More buybacks are coming. Home Capital in early December announced it was officially beginning a “substantial issuer bid,” under which it is offering to repurchase and cancel up to $150 million of its shares. The offer expires at the end of the workday on Jan. 10, and the company plans on renewing a more normal-sized round of repurchases at some point afterward.
In addition to the buybacks, Home Capital is spending on technology, which Bissada called “table stakes” for any executive. The plans include spending around $60 million over three to five years on upgrading its information-technology systems.
At the investor day, Home Capital’s chief digital and strategy officer Benjy Katchen said the company had also relaunched its mortgage broker portal called Loft in the third quarter of 2019, shifting it to a mobile-first model.
The lender is now using the same design for a future portal for deposit brokers, he said, and planning to launch a new loan origination system in 2020 as well.

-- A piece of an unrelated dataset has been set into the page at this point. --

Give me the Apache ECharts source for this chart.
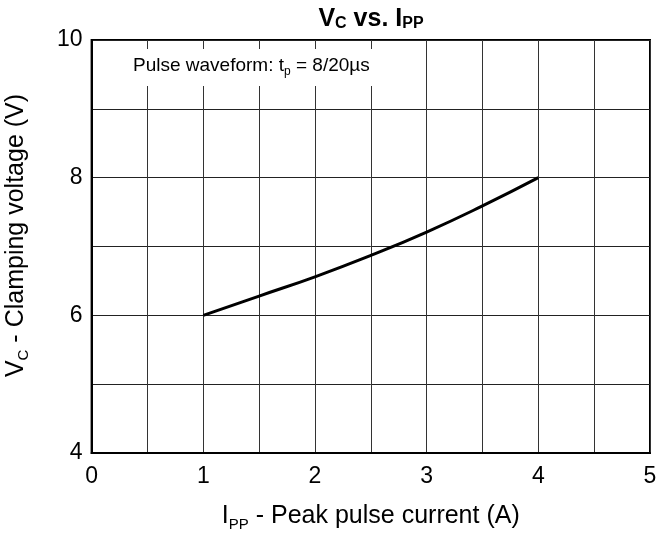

In tandem with building up certain parts of its business, Home Capital has been willing to get out of other parts it no longer deems crucial by selling them off.
For example, it announced on Dec. 11 that it had determined its point-of-sale lending business fell into the latter category following a review of its consumer retail loan portfolio.
As a result, the company said “non-core” loan balances of around $84 million would be treated as assets held for sale for accounting purposes.
Home Capital has also telegraphed it will issue more residential mortgage-backed securities in 2020, something it did for the first time in 2019, which helped broaden its sources of funding.
During the third quarter, Home Capital closed a $425-million private placement of residential mortgage-backed securities that were backed by a portfolio of “classic” single-family home loans that were not insured against borrower default.
“The company expects to be a serial issuer of these securities, subject to market conditions,” Home Capital said in its outlook.
This diversification adds to the changes already happening with Home Capital’s $13.5 billion or so in deposits. Nearly a quarter of the deposits have come from its direct-to-consumer channel Oaken Financial (which was only launched in 2013), and 95 per cent are fixed term, meaning they can’t be withdrawn at a moment’s notice.
“They’ve got tons of liquidity,” Hood at M Partners said.
There are, however, lingering concerns about the Canadian housing market and the relatively large amount of debt the average consumer holds.
The federal banking regulator, the Office of the Superintendent of Financial Institutions, recently hiked the amount of capital that Canada’s biggest banks (which do not include Home Capital) must hold, saying the decision reflected its view that key risks remain high.
“The key vulnerabilities include Canadian household indebtedness, asset imbalances and institutional indebtedness,” OSFI said. “In addition, global vulnerabilities related to ongoing trade tensions and rising leverage are growing, which could increase the chance of a spillover of external risks into the Canadian financial system.”
Bissada, though, said the housing market’s momentum has been positive and steady.
“Our view is it’s going to continue to be steady for next year,” he said. “We don’t think there’s any craziness that’s going to happen either way, up or down.”
Demand among Home Capital’s key customer demographics — new Canadians, the self-employed and those with poorer credit — is growing, while supply remains constrained, particularly in Toronto and Vancouver.
Bissada said the company’s foundation is strong, but there could be investors who need more persuading, setting up 2020 as a key year.
“We’re not sitting here saying we’ve reached our destiny,” Bissada said. “We’re on a journey.”